What are the lines from the one with "Clone this chart" through the one with "const min15LineY = [0.27, 1.04, 1.37];", inclusive? Output them exactly, and leave out the pictures.
** START OF PROVIDED DATA **
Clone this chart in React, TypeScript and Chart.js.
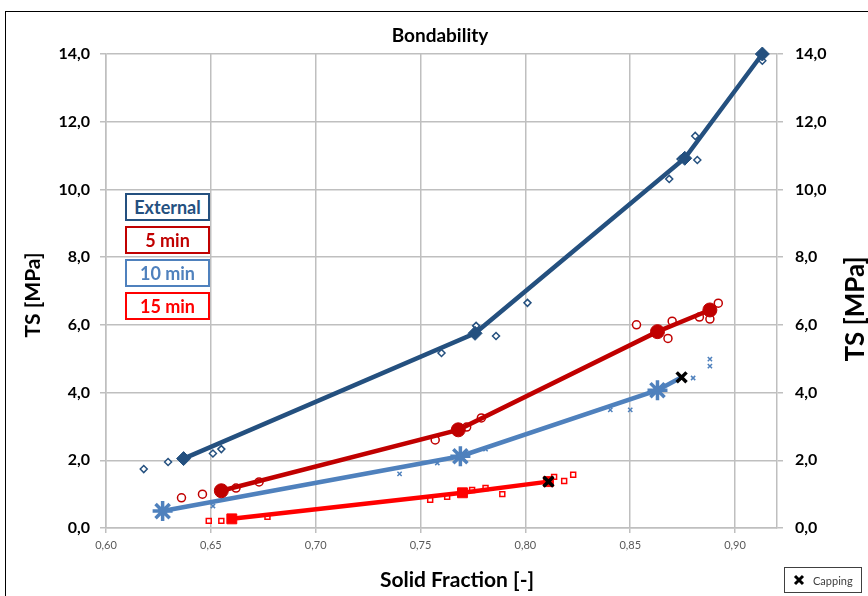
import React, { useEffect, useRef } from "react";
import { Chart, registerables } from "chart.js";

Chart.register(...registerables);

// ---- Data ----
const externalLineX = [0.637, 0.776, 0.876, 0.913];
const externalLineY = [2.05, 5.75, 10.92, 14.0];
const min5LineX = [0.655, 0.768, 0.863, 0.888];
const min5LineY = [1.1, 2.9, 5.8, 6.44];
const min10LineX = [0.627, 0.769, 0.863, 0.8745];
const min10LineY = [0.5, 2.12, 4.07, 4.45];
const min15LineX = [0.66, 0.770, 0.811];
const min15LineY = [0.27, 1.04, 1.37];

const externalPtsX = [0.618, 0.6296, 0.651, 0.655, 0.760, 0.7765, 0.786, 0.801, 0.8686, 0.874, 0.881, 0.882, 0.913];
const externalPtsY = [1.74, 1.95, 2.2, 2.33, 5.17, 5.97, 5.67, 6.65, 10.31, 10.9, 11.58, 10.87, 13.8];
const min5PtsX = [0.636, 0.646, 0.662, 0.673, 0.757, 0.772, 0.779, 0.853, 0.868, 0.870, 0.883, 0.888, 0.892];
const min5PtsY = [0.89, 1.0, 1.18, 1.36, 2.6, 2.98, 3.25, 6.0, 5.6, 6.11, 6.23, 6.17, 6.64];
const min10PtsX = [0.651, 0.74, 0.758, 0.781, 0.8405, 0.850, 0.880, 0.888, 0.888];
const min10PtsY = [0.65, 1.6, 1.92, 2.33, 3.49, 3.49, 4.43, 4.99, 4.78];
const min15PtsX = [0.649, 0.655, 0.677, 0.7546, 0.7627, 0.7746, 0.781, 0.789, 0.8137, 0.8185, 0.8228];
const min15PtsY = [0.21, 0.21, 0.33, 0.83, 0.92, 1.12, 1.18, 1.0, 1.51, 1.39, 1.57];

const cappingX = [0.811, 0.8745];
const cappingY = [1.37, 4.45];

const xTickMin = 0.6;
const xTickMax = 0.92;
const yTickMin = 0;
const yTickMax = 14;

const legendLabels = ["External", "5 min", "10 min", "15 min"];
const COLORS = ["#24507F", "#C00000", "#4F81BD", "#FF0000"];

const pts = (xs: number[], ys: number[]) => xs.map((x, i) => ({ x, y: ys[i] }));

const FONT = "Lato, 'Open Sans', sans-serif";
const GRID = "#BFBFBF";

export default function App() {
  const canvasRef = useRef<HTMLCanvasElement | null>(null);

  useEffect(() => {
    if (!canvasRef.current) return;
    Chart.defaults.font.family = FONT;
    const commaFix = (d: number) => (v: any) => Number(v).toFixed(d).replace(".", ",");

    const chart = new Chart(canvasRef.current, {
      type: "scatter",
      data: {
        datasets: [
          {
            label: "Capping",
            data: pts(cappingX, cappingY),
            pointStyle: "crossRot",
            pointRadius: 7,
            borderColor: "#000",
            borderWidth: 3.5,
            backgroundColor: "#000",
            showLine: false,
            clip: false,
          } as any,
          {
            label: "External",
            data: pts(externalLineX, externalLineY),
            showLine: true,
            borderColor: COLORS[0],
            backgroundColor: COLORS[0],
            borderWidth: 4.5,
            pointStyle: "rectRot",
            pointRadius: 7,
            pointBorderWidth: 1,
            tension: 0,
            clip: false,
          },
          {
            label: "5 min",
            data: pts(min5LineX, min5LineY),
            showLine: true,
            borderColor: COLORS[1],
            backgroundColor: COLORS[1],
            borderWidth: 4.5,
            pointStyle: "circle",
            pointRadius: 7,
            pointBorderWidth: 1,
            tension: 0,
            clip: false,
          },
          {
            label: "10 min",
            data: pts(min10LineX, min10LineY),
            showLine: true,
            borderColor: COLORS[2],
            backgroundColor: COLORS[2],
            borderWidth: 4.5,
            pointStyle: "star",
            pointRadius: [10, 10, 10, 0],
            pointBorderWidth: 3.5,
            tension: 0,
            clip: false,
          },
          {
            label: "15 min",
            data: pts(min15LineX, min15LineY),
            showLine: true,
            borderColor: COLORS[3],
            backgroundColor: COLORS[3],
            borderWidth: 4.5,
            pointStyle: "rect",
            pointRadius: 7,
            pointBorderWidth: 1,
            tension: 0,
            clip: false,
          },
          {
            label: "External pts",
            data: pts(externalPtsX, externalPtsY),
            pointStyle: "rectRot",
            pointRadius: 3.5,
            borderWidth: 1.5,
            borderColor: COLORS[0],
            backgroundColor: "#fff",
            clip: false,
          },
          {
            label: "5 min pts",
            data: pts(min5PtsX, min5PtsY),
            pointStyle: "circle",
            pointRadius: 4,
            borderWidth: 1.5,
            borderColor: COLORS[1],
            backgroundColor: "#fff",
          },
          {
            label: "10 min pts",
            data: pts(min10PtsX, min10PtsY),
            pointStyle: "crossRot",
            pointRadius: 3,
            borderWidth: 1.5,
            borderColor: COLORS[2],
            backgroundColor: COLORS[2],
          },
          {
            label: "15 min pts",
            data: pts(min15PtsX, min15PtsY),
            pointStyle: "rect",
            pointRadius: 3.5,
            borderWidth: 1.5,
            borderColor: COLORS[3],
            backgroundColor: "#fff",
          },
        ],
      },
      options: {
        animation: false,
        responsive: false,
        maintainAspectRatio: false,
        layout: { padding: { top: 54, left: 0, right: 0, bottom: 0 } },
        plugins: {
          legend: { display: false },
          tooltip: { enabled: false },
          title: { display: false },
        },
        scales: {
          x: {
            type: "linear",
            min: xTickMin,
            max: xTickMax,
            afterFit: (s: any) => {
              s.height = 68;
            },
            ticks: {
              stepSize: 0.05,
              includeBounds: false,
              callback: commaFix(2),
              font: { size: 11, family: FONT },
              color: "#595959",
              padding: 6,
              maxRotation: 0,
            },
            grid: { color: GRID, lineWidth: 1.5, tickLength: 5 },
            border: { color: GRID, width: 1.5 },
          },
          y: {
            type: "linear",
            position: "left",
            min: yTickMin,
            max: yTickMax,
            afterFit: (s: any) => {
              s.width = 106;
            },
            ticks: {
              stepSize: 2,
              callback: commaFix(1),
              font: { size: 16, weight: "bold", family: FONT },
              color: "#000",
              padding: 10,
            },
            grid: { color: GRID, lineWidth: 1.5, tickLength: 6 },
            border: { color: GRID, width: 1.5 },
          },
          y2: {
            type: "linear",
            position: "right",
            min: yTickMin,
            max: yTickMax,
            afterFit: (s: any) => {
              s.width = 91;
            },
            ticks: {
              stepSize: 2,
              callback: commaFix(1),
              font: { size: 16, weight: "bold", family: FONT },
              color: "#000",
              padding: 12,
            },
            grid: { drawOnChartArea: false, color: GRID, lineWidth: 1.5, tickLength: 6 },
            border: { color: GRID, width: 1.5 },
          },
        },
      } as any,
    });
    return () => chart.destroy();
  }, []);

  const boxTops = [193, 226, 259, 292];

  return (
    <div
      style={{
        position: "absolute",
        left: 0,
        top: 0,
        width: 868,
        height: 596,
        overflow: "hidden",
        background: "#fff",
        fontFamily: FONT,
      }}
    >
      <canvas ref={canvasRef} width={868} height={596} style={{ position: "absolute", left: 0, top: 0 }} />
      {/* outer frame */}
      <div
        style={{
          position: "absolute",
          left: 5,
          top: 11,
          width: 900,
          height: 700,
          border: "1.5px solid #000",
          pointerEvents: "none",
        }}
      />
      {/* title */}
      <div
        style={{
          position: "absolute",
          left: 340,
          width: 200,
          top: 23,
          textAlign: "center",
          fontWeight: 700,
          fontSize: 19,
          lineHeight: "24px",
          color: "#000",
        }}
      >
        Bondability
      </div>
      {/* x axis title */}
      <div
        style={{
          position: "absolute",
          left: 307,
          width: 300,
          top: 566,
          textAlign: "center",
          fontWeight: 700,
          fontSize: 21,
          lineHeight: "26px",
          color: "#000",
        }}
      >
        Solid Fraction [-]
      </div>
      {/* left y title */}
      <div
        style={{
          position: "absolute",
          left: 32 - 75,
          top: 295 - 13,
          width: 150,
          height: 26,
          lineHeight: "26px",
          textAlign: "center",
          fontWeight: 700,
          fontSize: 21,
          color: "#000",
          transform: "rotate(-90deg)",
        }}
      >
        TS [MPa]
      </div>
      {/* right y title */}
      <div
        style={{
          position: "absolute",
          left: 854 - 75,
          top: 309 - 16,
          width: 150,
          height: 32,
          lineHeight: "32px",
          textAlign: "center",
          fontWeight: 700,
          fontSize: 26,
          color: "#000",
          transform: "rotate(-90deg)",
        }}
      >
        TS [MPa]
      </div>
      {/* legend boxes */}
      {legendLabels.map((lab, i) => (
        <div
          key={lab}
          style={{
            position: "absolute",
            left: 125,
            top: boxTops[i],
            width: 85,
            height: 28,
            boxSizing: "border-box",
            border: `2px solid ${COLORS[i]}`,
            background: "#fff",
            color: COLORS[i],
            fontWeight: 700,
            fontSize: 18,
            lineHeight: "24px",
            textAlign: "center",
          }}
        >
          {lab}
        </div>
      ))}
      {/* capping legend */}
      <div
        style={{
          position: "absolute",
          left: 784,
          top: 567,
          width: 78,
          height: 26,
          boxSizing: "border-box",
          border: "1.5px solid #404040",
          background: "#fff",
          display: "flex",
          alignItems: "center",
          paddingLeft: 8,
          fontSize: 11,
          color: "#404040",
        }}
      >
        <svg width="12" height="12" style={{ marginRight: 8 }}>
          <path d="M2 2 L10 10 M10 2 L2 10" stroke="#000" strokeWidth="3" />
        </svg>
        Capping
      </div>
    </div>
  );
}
** END OF PROVIDED DATA **
** START OF PROVIDED DATA **
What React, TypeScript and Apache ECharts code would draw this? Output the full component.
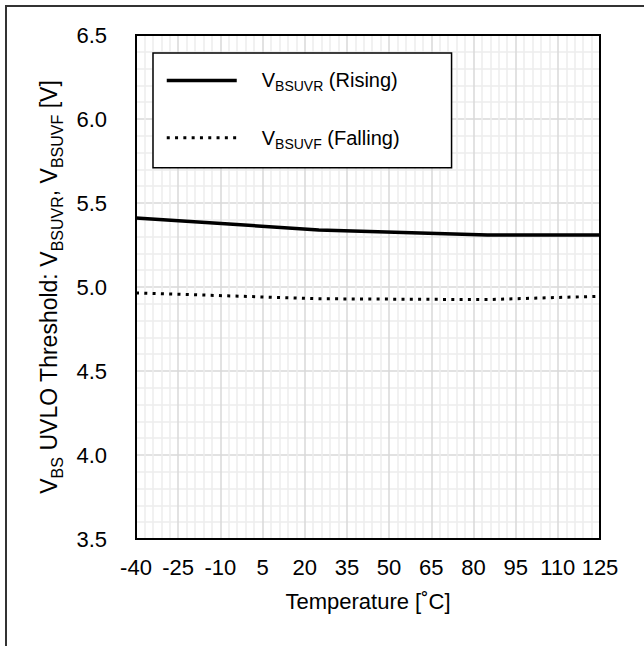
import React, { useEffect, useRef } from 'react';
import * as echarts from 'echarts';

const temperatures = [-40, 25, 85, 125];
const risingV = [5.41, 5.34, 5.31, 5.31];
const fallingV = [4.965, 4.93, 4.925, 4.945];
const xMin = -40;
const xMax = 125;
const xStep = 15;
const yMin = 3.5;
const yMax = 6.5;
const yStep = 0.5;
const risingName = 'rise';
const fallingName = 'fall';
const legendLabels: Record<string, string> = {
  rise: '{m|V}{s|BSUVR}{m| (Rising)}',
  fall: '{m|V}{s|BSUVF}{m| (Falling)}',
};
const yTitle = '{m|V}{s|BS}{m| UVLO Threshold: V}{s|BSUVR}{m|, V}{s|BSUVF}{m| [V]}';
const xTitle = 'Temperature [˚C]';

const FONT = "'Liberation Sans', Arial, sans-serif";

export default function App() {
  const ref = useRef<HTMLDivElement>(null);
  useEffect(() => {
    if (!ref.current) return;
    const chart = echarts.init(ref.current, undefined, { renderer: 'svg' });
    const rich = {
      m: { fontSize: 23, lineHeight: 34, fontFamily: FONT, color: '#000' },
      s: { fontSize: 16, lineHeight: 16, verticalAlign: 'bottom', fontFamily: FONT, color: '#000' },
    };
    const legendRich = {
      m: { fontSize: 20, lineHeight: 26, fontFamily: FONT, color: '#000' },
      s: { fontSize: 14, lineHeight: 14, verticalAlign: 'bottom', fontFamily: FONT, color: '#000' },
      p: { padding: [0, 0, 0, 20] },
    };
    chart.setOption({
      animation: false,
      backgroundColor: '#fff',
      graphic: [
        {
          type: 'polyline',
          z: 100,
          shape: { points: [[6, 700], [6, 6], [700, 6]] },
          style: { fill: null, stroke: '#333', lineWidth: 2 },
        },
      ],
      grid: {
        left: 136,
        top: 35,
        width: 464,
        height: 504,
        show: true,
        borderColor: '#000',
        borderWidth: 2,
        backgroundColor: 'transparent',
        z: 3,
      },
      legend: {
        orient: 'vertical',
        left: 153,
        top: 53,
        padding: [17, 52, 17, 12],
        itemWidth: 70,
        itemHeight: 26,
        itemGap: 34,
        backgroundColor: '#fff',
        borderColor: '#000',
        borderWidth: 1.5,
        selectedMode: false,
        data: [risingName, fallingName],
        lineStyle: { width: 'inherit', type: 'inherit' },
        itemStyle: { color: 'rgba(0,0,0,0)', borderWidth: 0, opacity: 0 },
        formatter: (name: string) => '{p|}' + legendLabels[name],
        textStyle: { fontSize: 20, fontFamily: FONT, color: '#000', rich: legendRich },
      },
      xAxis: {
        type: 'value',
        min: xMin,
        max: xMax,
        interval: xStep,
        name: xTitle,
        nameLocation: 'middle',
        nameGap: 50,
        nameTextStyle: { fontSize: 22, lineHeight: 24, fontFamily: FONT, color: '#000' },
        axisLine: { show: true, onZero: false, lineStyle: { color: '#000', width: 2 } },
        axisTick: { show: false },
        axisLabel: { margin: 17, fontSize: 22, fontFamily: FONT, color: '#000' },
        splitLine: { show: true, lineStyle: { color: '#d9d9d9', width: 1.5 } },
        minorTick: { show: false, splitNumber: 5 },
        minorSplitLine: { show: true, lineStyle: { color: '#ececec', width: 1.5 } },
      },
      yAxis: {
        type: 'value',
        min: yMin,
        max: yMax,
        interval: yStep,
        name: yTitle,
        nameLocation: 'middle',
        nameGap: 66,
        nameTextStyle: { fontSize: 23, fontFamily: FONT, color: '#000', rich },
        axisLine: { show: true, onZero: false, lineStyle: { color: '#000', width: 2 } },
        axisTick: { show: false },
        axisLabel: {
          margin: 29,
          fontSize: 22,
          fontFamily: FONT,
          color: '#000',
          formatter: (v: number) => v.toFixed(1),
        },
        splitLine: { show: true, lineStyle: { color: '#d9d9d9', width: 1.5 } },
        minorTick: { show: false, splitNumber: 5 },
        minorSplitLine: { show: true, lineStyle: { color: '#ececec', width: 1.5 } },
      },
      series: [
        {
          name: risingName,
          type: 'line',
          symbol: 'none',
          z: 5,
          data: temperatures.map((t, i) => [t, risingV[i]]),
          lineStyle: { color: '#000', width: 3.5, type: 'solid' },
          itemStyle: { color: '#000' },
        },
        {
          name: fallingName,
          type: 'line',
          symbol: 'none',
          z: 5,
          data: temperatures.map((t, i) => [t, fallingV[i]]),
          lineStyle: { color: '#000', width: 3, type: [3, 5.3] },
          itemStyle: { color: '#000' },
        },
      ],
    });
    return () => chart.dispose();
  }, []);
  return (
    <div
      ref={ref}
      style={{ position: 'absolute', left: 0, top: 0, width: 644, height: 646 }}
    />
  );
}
** END OF PROVIDED DATA **
ANSWER BELOW:
Clone this chart in React, TypeScript and Chart.js.
import React, { useEffect, useRef } from "react";
import { Chart, registerables } from "chart.js";

Chart.register(...registerables);

// ---- Data ----
const externalLineX = [0.637, 0.776, 0.876, 0.913];
const externalLineY = [2.05, 5.75, 10.92, 14.0];
const min5LineX = [0.655, 0.768, 0.863, 0.888];
const min5LineY = [1.1, 2.9, 5.8, 6.44];
const min10LineX = [0.627, 0.769, 0.863, 0.8745];
const min10LineY = [0.5, 2.12, 4.07, 4.45];
const min15LineX = [0.66, 0.770, 0.811];
const min15LineY = [0.27, 1.04, 1.37];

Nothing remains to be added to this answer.